Tenho à minha frente um rapaz sérvio que me conta que com sete anos era acordado de madrugada pela mãe. A comida era racionada e só era dado um pão a cada pessoa presente. A mãe acordava o filho mais velho, uma criança na altura, e de madrugada juntavam-se à fila para poderem levar dois pães para casa. Depois disso ele ia para a escola e tudo se repetia no dia seguinte. Contou-me, também, de como uma vez na fronteira teve que fazer de conta que a mãe não era mãe, e de como a mãe lhe explicou que poderia ser aquela a última vez em que estavam juntos. Falou-me de como o pai nunca recuperou depois da guerra e de como a mãe se movimentou para que os filhos não passassem fome e estudassem. Ele, hoje adulto, é um doce. Sereno, com uns olhos azuis profundos e um riso original e contagiante.
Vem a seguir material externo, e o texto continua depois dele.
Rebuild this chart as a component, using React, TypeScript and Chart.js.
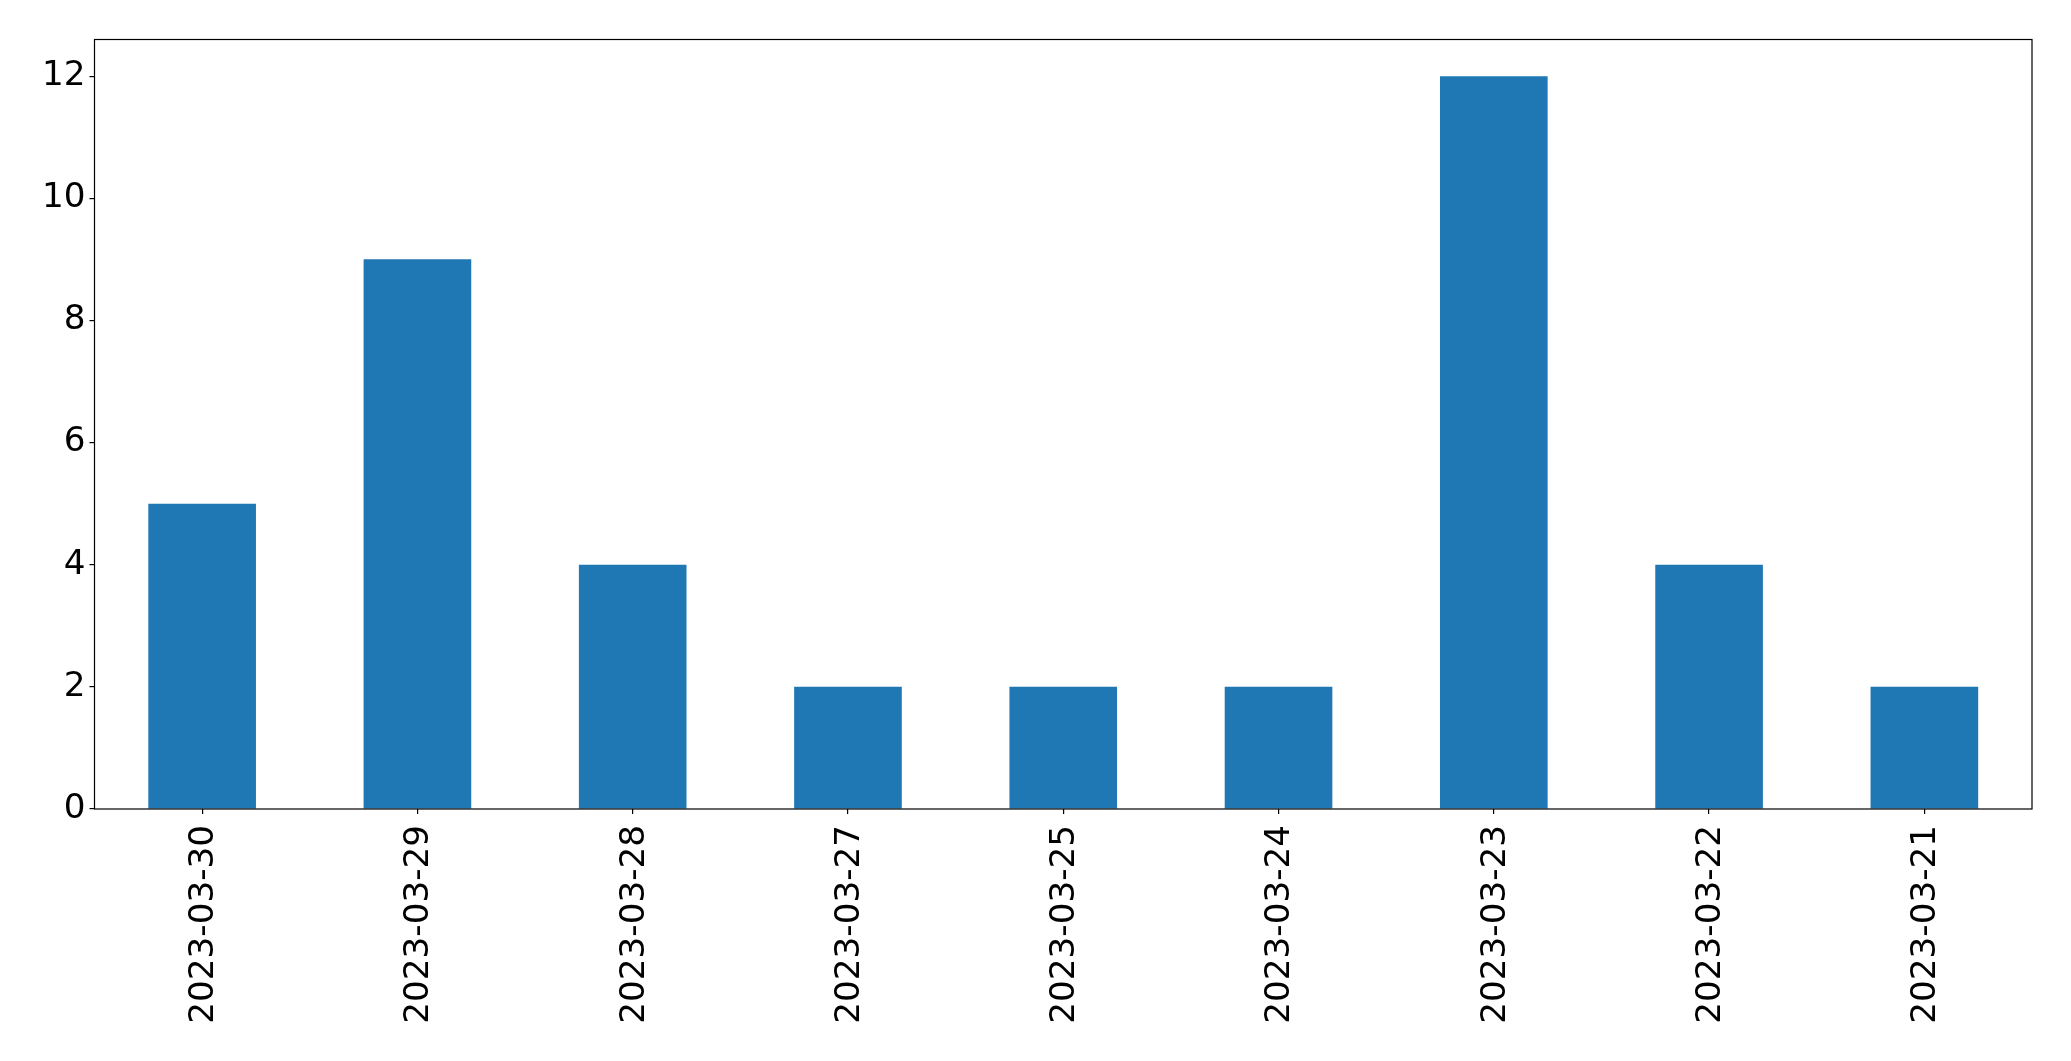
import React, { useEffect, useRef } from "react";
import { Chart, registerables } from "chart.js";

Chart.register(...registerables);

const categories = [
  "2023-03-30",
  "2023-03-29",
  "2023-03-28",
  "2023-03-27",
  "2023-03-25",
  "2023-03-24",
  "2023-03-23",
  "2023-03-22",
  "2023-03-21",
];
const counts = [5, 9, 4, 2, 2, 2, 12, 4, 2];
const yTicks = [0, 2, 4, 6, 8, 10, 12];
const yMax = 12.6;

const W = 2071;
const H = 1061;
const FONT = { family: "'DejaVu Sans', sans-serif", size: 34.2 };

const framePlugin = {
  id: "frame",
  afterDraw(chart: any) {
    const { ctx, chartArea } = chart;
    ctx.save();
    ctx.strokeStyle = "#000";
    ctx.lineWidth = 1.2;
    ctx.strokeRect(
      chartArea.left,
      chartArea.top,
      chartArea.right - chartArea.left,
      chartArea.bottom - chartArea.top
    );
    ctx.restore();
  },
};

export default function App() {
  const ref = useRef<HTMLCanvasElement | null>(null);
  useEffect(() => {
    if (!ref.current) return;
    const chart = new Chart(ref.current, {
      type: "bar",
      data: {
        labels: categories,
        datasets: [
          {
            data: counts,
            backgroundColor: "#1f77b4",
            borderWidth: 0,
            categoryPercentage: 1,
            barPercentage: 0.5,
          },
        ],
      },
      options: {
        responsive: false,
        animation: false,
        devicePixelRatio: 1,
        layout: { padding: { top: 39.5, right: 39, left: 0, bottom: 0 } },
        plugins: {
          legend: { display: false },
          tooltip: { enabled: false },
        },
        scales: {
          x: {
            type: "category",
            offset: true,
            border: { display: false },
            grid: {
              display: true,
              drawOnChartArea: false,
              drawTicks: true,
              tickLength: 5,
              color: "#000",
              lineWidth: 1.2,
              offset: false,
            },
            ticks: {
              minRotation: 90,
              maxRotation: 90,
              autoSkip: false,
              padding: 11,
              labelOffset: 2,
              color: "#000",
              font: FONT,
            },
            afterFit(axis: any) {
              axis.height = H - 809;
            },
          },
          y: {
            min: 0,
            max: yMax,
            border: { display: false },
            grid: {
              display: true,
              drawOnChartArea: false,
              drawTicks: true,
              tickLength: 5,
              color: "#000",
              lineWidth: 1.2,
            },
            ticks: {
              padding: 4,
              color: "#000",
              font: FONT,
            },
            afterBuildTicks(axis: any) {
              axis.ticks = yTicks.map((v) => ({ value: v }));
            },
            afterFit(axis: any) {
              axis.width = 94.5;
            },
          },
        },
      },
      plugins: [framePlugin],
    });
    return () => chart.destroy();
  }, []);
  return (
    <div style={{ position: "fixed", left: 0, top: 0, width: W, height: H, background: "#fff" }}>
      <canvas ref={ref} width={W} height={H} style={{ width: W, height: H, display: "block" }} />
    </div>
  );
}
Quando lhe perguntei se aqueles anos de dificuldades, que se prolongam até hoje, lhe condicionam a felicidade, respondeu-me que sim, de forma sincera e sem dramas, com aquela calma que lhe conheci desde o primeiro momento. Eu, pouco dada a contactos físicos próximos com quase desconhecidos, tive vontade de o abraçar de cada vez que falámos e fiquei (ficámos) de lágrimas nos cantos dos olhos na hora de dizer adeus.
Lemos jornais e notícias na net, vemos documentários, mas ouvir as
palavras alto e bom som e ver os olhos de quem as diz dá-lhes a dimensão
real que lhes falta noutros contextos. E cada vez mais me questiono se aquilo que faço neste momento é efectivamente o que quero continuar a fazer (e já sei a resposta).